TASK BRIEF — Taking the data below, please print only the lines from the line holding "Clone this chart in seaborn and matplotlib." to the line holding "to_disp = ax.transData.transform", inclusive, with pictures omitted.

DATASET ENTRIES —

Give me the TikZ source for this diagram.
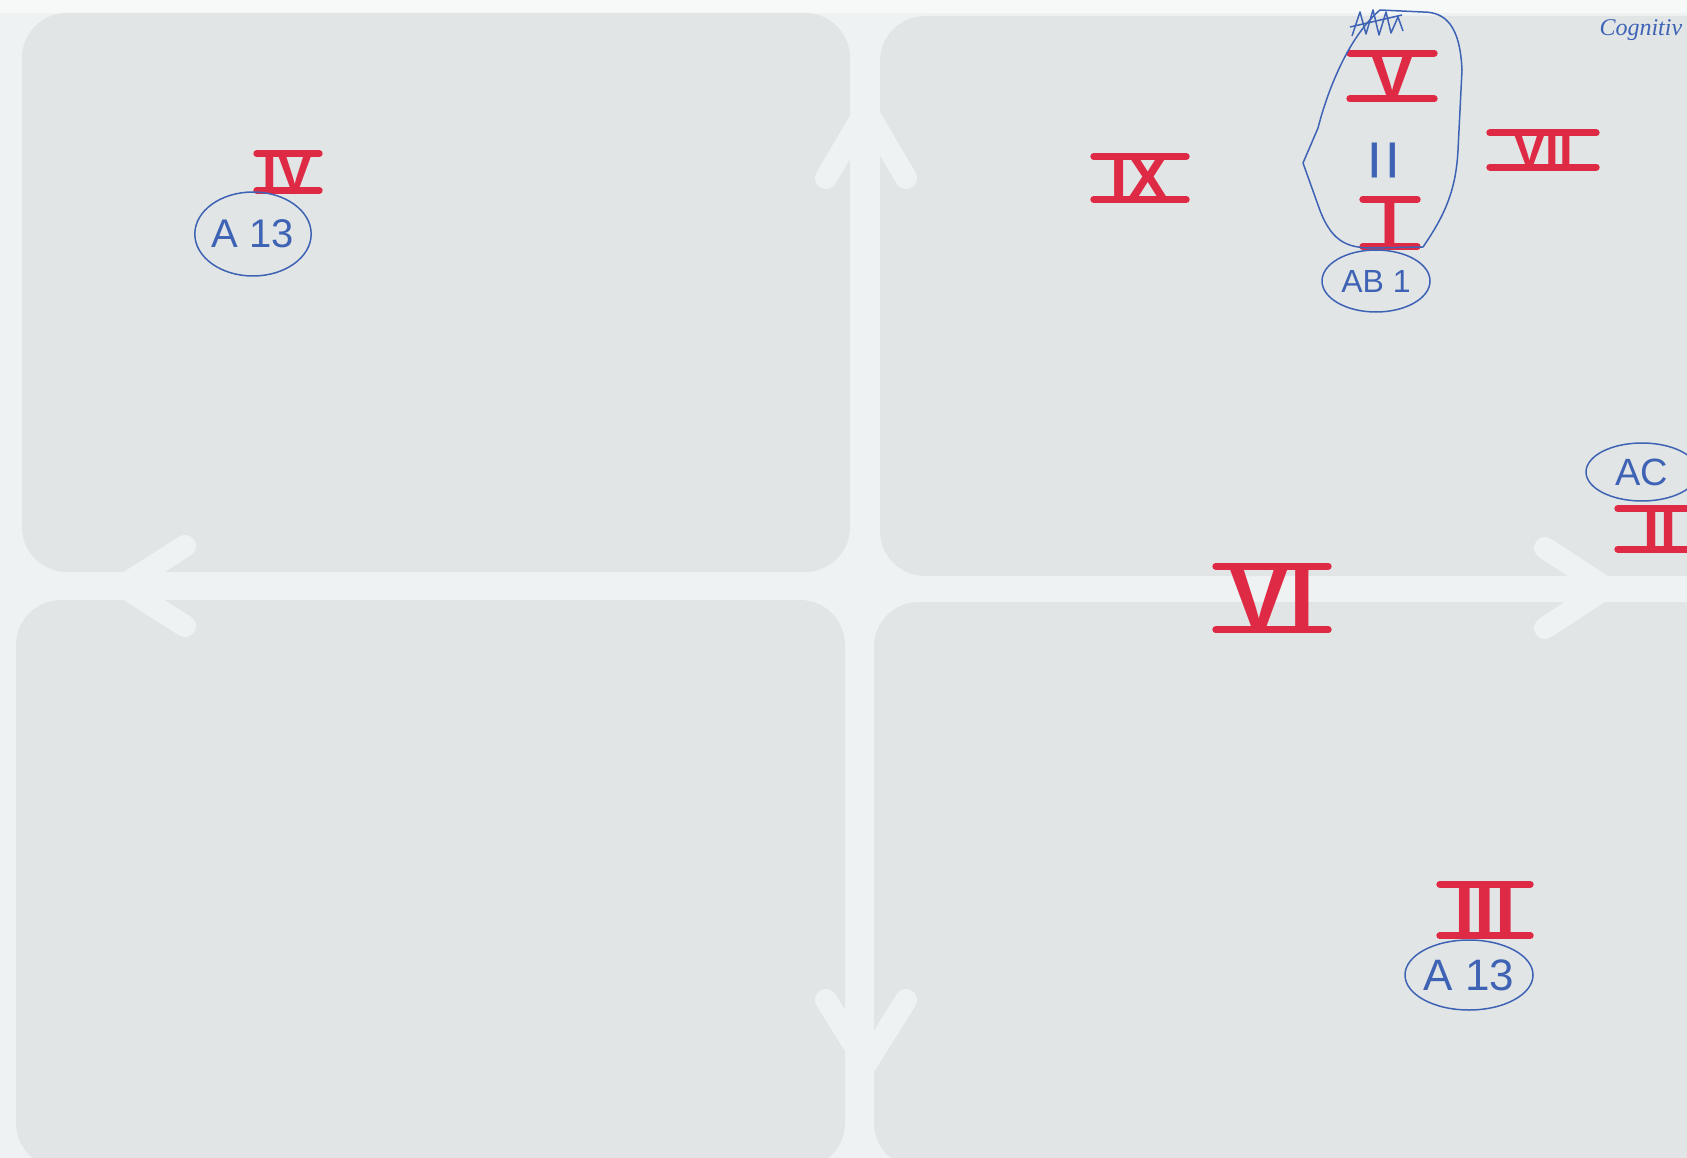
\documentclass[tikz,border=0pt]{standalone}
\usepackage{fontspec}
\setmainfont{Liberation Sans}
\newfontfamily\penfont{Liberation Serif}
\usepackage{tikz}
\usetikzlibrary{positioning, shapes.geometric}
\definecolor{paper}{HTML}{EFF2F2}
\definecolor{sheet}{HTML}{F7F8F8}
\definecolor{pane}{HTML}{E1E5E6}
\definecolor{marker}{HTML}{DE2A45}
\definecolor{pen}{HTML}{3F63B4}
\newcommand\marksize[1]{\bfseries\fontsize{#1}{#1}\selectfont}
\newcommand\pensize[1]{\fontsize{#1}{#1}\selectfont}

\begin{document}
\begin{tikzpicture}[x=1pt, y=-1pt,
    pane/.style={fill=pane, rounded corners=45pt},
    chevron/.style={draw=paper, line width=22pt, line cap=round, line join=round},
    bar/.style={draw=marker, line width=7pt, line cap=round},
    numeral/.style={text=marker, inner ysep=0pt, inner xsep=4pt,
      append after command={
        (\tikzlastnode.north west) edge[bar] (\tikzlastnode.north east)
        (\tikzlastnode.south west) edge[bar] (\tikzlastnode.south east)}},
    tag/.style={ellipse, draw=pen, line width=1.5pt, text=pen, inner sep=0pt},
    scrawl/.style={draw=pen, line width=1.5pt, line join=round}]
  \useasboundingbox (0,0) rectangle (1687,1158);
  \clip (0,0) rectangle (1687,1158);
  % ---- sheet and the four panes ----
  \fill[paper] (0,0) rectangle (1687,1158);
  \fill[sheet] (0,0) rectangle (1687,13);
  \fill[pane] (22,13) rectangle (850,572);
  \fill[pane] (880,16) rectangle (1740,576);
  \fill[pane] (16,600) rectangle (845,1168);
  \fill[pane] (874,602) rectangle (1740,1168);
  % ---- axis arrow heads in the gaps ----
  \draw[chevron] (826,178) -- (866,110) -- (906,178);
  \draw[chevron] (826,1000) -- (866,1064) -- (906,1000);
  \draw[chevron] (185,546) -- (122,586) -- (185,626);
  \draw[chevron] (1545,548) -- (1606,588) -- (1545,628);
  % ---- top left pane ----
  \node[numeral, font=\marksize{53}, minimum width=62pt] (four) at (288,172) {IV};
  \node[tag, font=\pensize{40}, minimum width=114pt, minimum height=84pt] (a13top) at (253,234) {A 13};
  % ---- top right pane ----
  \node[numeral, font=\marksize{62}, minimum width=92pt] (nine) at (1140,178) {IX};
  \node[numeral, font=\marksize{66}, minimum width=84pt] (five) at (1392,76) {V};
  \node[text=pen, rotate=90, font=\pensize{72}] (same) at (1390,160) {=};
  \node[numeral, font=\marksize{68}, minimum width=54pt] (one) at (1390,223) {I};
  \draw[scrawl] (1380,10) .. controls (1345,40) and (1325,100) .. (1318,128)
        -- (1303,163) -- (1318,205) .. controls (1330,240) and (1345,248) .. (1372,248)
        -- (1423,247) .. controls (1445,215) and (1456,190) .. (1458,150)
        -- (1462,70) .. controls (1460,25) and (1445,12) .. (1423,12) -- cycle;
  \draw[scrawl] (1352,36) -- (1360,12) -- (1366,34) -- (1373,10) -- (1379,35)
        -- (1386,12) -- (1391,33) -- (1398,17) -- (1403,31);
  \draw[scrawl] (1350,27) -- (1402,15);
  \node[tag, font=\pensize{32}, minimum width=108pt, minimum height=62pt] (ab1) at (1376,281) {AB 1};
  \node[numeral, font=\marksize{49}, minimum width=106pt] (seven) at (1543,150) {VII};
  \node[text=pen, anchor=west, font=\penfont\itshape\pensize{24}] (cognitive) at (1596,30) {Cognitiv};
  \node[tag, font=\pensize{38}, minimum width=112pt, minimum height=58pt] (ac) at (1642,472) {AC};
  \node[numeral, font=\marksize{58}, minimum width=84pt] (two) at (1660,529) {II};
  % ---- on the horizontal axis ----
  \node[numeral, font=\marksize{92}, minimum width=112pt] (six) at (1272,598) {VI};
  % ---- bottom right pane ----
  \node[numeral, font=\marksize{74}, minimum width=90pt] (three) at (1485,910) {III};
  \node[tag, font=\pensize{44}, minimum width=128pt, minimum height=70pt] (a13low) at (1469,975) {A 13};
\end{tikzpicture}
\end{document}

---

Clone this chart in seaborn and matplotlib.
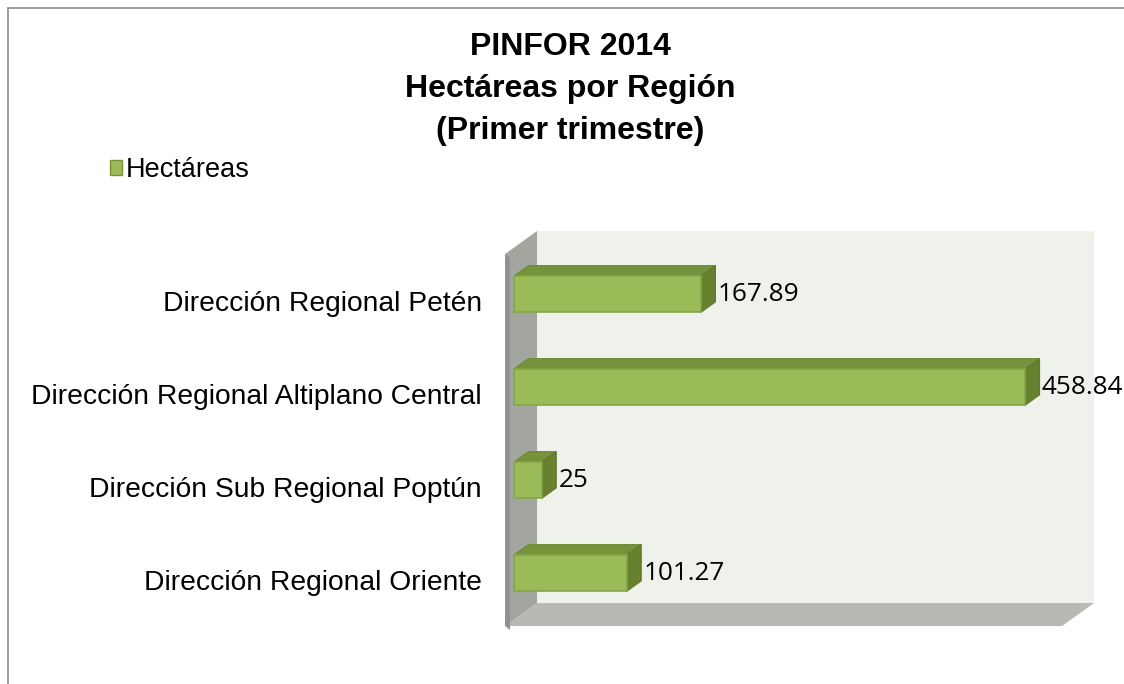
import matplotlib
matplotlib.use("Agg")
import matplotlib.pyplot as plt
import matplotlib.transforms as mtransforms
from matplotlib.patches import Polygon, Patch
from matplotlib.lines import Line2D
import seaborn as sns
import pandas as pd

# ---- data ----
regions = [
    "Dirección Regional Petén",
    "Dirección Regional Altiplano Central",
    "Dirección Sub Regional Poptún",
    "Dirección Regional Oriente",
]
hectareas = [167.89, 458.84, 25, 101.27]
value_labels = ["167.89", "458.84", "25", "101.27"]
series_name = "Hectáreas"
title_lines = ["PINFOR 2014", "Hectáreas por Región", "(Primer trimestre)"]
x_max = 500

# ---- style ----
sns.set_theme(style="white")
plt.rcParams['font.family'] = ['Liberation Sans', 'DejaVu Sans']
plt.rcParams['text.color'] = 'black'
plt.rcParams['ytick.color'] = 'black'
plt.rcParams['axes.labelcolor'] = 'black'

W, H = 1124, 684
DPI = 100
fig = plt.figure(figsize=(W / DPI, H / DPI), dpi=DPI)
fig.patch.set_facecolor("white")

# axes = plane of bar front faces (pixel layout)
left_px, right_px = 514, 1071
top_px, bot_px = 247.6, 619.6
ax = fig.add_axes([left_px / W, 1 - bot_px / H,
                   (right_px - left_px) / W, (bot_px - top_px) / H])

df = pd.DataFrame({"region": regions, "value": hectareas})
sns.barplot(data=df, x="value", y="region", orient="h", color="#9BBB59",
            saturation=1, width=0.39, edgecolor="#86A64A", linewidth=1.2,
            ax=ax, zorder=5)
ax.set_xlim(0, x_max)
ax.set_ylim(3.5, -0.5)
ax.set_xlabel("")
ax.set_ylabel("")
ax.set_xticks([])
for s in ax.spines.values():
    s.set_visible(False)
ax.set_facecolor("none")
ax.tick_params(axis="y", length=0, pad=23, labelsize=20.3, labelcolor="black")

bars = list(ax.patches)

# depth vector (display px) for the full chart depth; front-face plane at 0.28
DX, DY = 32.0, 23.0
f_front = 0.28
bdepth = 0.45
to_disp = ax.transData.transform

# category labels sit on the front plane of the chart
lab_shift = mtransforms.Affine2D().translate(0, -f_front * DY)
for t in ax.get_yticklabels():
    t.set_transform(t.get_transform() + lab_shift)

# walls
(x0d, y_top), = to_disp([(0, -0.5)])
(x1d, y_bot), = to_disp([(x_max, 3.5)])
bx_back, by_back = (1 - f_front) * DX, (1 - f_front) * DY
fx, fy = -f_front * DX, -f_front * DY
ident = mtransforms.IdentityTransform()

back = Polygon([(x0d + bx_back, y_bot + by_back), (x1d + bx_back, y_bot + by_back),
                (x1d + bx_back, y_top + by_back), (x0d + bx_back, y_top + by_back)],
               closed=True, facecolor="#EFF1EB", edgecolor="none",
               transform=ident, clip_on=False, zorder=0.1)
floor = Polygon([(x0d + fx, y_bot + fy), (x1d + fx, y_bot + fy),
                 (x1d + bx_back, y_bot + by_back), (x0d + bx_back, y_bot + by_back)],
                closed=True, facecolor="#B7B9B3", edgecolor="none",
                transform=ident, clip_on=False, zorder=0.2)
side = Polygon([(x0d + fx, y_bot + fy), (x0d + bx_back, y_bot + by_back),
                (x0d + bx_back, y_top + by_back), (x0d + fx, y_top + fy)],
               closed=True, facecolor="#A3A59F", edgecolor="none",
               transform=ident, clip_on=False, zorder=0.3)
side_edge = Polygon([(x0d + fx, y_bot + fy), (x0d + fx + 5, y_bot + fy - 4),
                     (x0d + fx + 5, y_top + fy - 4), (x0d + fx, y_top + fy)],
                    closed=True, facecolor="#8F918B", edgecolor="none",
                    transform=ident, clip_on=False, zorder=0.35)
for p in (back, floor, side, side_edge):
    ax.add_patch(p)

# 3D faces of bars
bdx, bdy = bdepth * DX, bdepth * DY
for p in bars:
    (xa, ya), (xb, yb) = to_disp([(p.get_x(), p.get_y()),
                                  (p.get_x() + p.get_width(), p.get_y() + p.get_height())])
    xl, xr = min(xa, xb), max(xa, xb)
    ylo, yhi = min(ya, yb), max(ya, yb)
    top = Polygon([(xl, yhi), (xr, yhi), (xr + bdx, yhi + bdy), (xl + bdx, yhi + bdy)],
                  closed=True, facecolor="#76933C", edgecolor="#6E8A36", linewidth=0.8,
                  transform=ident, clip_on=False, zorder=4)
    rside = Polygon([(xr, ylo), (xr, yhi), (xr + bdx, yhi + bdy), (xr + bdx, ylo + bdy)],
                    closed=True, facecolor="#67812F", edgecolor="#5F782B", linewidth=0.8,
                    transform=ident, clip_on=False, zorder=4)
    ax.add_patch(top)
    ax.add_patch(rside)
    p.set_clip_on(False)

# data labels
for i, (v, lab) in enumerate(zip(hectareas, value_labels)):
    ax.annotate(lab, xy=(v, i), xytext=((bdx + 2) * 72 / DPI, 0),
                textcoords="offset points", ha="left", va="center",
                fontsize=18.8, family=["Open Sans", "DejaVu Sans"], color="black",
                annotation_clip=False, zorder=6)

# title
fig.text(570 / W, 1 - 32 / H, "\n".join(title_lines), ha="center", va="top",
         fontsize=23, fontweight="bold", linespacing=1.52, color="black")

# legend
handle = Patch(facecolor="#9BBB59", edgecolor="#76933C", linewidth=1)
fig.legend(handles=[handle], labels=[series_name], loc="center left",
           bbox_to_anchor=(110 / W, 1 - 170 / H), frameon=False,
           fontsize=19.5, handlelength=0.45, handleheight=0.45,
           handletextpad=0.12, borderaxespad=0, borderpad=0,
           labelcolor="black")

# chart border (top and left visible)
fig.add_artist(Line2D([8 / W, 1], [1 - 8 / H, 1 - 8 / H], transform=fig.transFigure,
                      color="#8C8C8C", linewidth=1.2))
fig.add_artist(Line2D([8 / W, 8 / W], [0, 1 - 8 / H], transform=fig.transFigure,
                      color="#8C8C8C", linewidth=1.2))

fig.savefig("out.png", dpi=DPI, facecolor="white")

EXPECTED ANSWER —
Clone this chart in seaborn and matplotlib.
import matplotlib
matplotlib.use("Agg")
import matplotlib.pyplot as plt
import matplotlib.transforms as mtransforms
from matplotlib.patches import Polygon, Patch
from matplotlib.lines import Line2D
import seaborn as sns
import pandas as pd

# ---- data ----
regions = [
    "Dirección Regional Petén",
    "Dirección Regional Altiplano Central",
    "Dirección Sub Regional Poptún",
    "Dirección Regional Oriente",
]
hectareas = [167.89, 458.84, 25, 101.27]
value_labels = ["167.89", "458.84", "25", "101.27"]
series_name = "Hectáreas"
title_lines = ["PINFOR 2014", "Hectáreas por Región", "(Primer trimestre)"]
x_max = 500

# ---- style ----
sns.set_theme(style="white")
plt.rcParams['font.family'] = ['Liberation Sans', 'DejaVu Sans']
plt.rcParams['text.color'] = 'black'
plt.rcParams['ytick.color'] = 'black'
plt.rcParams['axes.labelcolor'] = 'black'

W, H = 1124, 684
DPI = 100
fig = plt.figure(figsize=(W / DPI, H / DPI), dpi=DPI)
fig.patch.set_facecolor("white")

# axes = plane of bar front faces (pixel layout)
left_px, right_px = 514, 1071
top_px, bot_px = 247.6, 619.6
ax = fig.add_axes([left_px / W, 1 - bot_px / H,
                   (right_px - left_px) / W, (bot_px - top_px) / H])

df = pd.DataFrame({"region": regions, "value": hectareas})
sns.barplot(data=df, x="value", y="region", orient="h", color="#9BBB59",
            saturation=1, width=0.39, edgecolor="#86A64A", linewidth=1.2,
            ax=ax, zorder=5)
ax.set_xlim(0, x_max)
ax.set_ylim(3.5, -0.5)
ax.set_xlabel("")
ax.set_ylabel("")
ax.set_xticks([])
for s in ax.spines.values():
    s.set_visible(False)
ax.set_facecolor("none")
ax.tick_params(axis="y", length=0, pad=23, labelsize=20.3, labelcolor="black")

bars = list(ax.patches)

# depth vector (display px) for the full chart depth; front-face plane at 0.28
DX, DY = 32.0, 23.0
f_front = 0.28
bdepth = 0.45
to_disp = ax.transData.transform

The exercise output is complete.